In the 17 states and the District of Columbia that raised the minimum wage between March 2001 and May 2006 or already had in place a minimum wage higher than the federal-mandated level, it still took minimum wage earners until Tuesday morning to begin earning money to pay for something besides gasoline. But according to the study, minimum wage employees in these states could more quickly turn to earning money for rent, food and clothing, education and other basic necessities.

The minimum wage, of course, represents the floor upon which many low income workers begin to negotiate for higher wages to take care of themselves and their families. Amid rising gasoline and oil prices, 23.2 million families with incomes of less than $24,102 paid almost 8% of their annual income for gasoline in 2004, according to the most recent date from the Bureau of Labor Statistics.

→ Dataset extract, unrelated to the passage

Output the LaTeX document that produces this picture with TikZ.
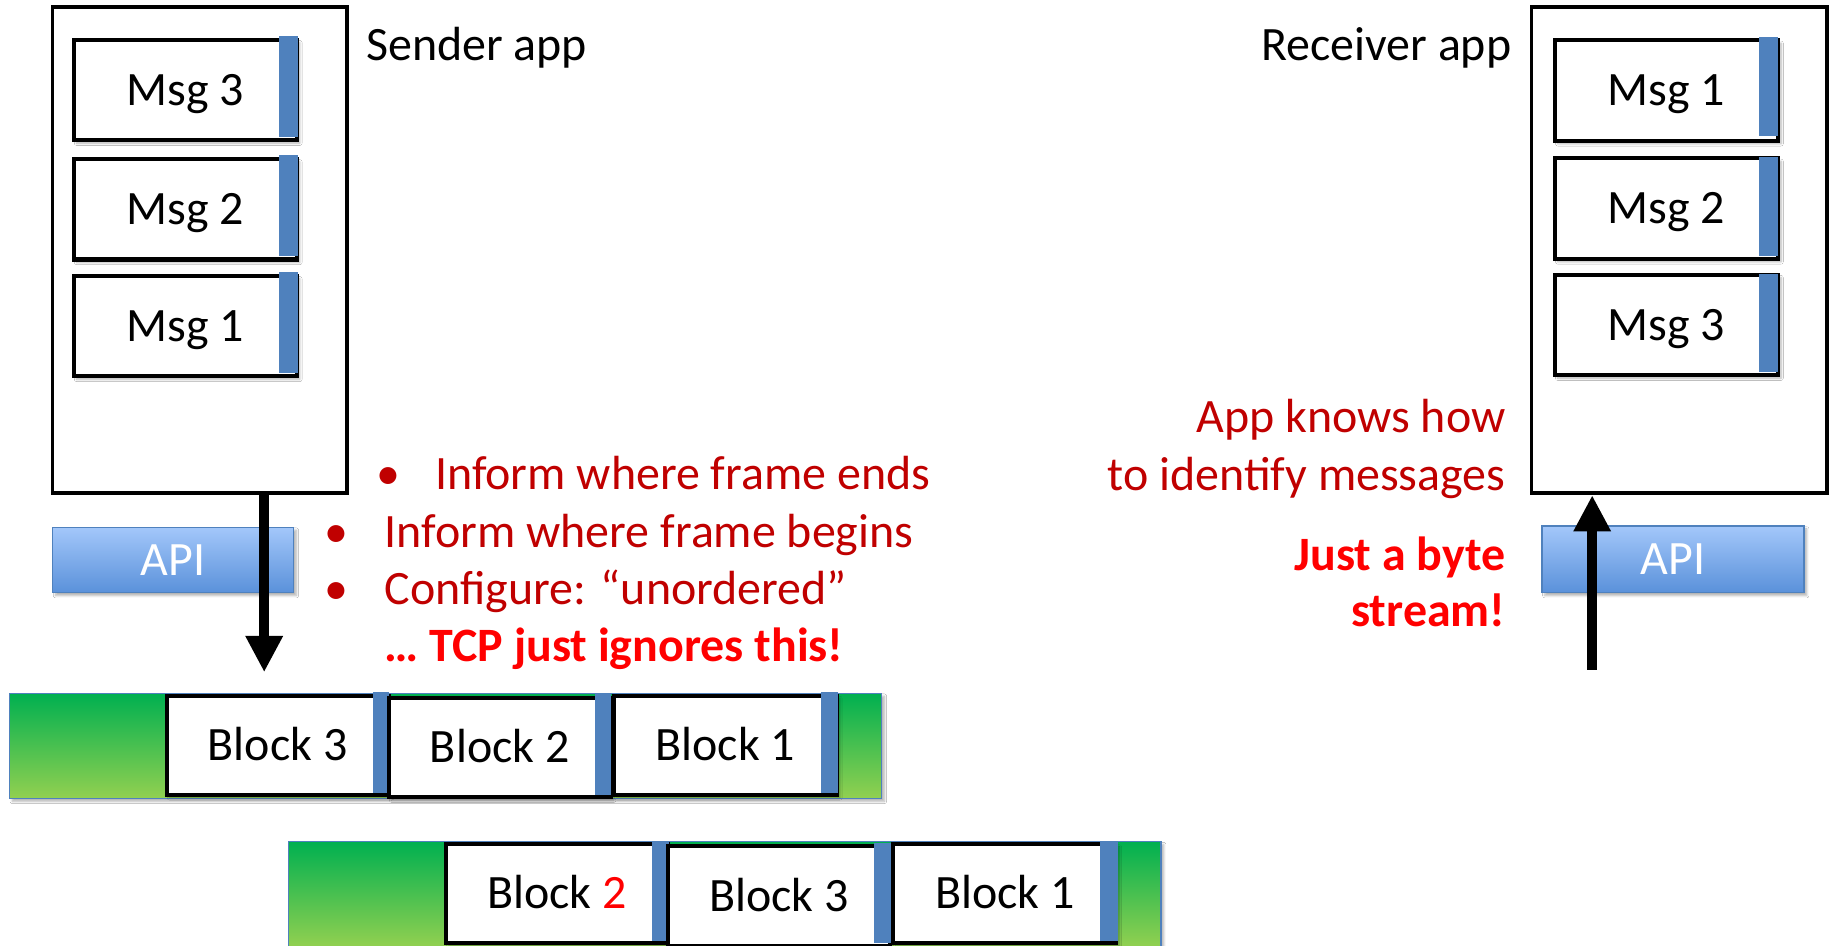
\documentclass[tikz,border=0pt]{standalone}
\usepackage{fontspec}
\setmainfont{Carlito}
\usetikzlibrary{arrows.meta,shadows.blur}
\definecolor{dred}{HTML}{C00000}
\definecolor{bred}{HTML}{FF0000}
\definecolor{barblue}{HTML}{4F81BD}
\definecolor{apitop}{HTML}{A3C7FA}
\definecolor{apibot}{HTML}{5A91DA}
\definecolor{gtop}{HTML}{00B050}
\definecolor{gbot}{HTML}{92D050}
\begin{document}
\begin{tikzpicture}[x=1pt,y=-1pt,
  font=\fontsize{41pt}{49pt}\selectfont,
  appbox/.style={draw, line width=3.2pt, minimum width=252pt, minimum height=416pt, inner sep=0pt},
  shad/.style={blur shadow={shadow xshift=2.5pt, shadow yshift=-2.5pt, shadow blur steps=6, shadow opacity=30}},
  msgbox/.style={draw, fill=white, line width=3.5pt, minimum width=191pt, minimum height=86pt, inner sep=0pt, text height=26pt, text depth=0pt, shad},
  blkbox/.style={draw, fill=white, line width=3.5pt, minimum width=190pt, minimum height=85pt, inner sep=0pt, text height=26pt, text depth=0pt, shad},
  bar/.style={fill=barblue},
  apibox/.style={draw=barblue, line width=1.2pt, top color=apitop, bottom color=apibot, inner sep=0pt, text=white, text height=26pt, text depth=0pt, shad},
  stream/.style={draw=barblue, line width=1.2pt, top color=gtop, bottom color=gbot, minimum width=746pt, minimum height=90pt, inner sep=0pt, shad},
  bigarrow/.style={line width=9pt, -{Triangle[width=30pt,length=31pt]}},
  lbl/.style={inner sep=0pt},
  note/.style={inner sep=0pt, text=dred},
  loud/.style={inner sep=0pt, text=bred, font=\fontsize{41pt}{49pt}\selectfont\bfseries}
]
\fill[white] (0,0) rectangle (1568,809);
\useasboundingbox (0,0) rectangle (1568,809);
\clip (0,0) rectangle (1568,809);

% ---------- Sender ----------
\node[appbox] (sender) at (171,214) {};
\node[msgbox] (s3) at (158.5,77) {Msg 3};
\fill[bar] (239,31) rectangle (255,117);
\node[msgbox] (s2) at (158.5,179) {Msg 2};
\fill[bar] (239,133) rectangle (255,219);
\node[msgbox] (s1) at (158.5,279) {Msg 1};
\fill[bar] (239,233) rectangle (255,319);
\node[lbl, anchor=base west] (sendlbl) at (313,52) {Sender app};

\node[apibox, minimum width=206pt, minimum height=56pt] (apil) at (148,479) {API};

% ---------- Receiver ----------
\node[appbox, minimum width=253pt] (receiver) at (1436.5,214) {};
\node[msgbox] (r1) at (1425.5,77.5) {Msg 1};
\fill[bar] (1505,32) rectangle (1521,116);
\node[msgbox] (r2) at (1425.5,178.5) {Msg 2};
\fill[bar] (1505,134) rectangle (1521,219);
\node[msgbox] (r3) at (1425.5,278) {Msg 3};
\fill[bar] (1505,234) rectangle (1521,318);
\node[lbl, anchor=base east] (recvlbl) at (1293,51.5) {Receiver app};

\node[apibox, minimum width=224pt, minimum height=57pt] (apir) at (1431,478.5) {API};

% ---------- Stream row 1 ----------
\node[stream] (row1) at (381,638) {};
\node[blkbox] (a3) at (237.5,637.5) {Block 3};
\fill[bar] (319,592) rectangle (333,678);
\node[blkbox] (a2) at (427.5,639.5) {Block 2};
\fill[bar] (509,594) rectangle (523,680);
\node[blkbox, minimum width=191pt] (a1) at (620.5,637.5) {Block 1};
\fill[bar] (702,592) rectangle (717,678);

% ---------- Stream row 2 ----------
\node[stream] (row2) at (620,765) {};
\node[blkbox] (b2) at (476.5,764.5) {Block \textcolor{bred}{2}};
\fill[bar] (558,719) rectangle (572,805);
\node[blkbox] (b3) at (666.5,766.5) {Block 3};
\fill[bar] (748,721) rectangle (762,807);
\node[blkbox, minimum width=191pt] (b1) at (859.5,764.5) {Block 1};
\fill[bar] (941,719) rectangle (956,805);

% ---------- Arrows ----------
\coordinate (dtip) at (226,575);
\draw[bigarrow] (sender.south -| dtip) -- (dtip);
\coordinate (ubase) at (1362,573);
\draw[bigarrow] (ubase) -- (receiver.south -| ubase);

% ---------- Notes ----------
\node[note, anchor=base west] (b1dot) at (322,419) {•};
\node[note, anchor=base west] (n1) at (372,419) {Inform where frame ends};
\node[note, anchor=base west] (b2dot) at (277,468) {•};
\node[note, anchor=base west] (n2) at (329,468) {Inform where frame begins};
\node[note, anchor=base west] (b3dot) at (277,517) {•};
\node[note, anchor=base west] (n3) at (329,517) {Configure: “unordered”};
\node[loud, anchor=base west] (n4) at (329,566) {… TCP just ignores this!};

\node[note, anchor=base east] (k1) at (1288,370) {App knows how};
\node[note, anchor=base east] (k2) at (1288,420) {to identify messages};
\node[loud, anchor=base east] (j1) at (1288,488) {Just a byte};
\node[loud, anchor=base east] (j2) at (1288,536) {stream!};
\end{tikzpicture}
\end{document}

And that’s before the recent jump in gas prices.

The public policy response to this deteriorating situation for the Americans with the lowest incomes should be clear. While in the long-run it’s paramount to reduce energy costs for families by increasing energy efficiency, low income families need immediate help. This can primarily come by raising the minimum wage. This would provide financial relief for low income families facing this painful double whammy.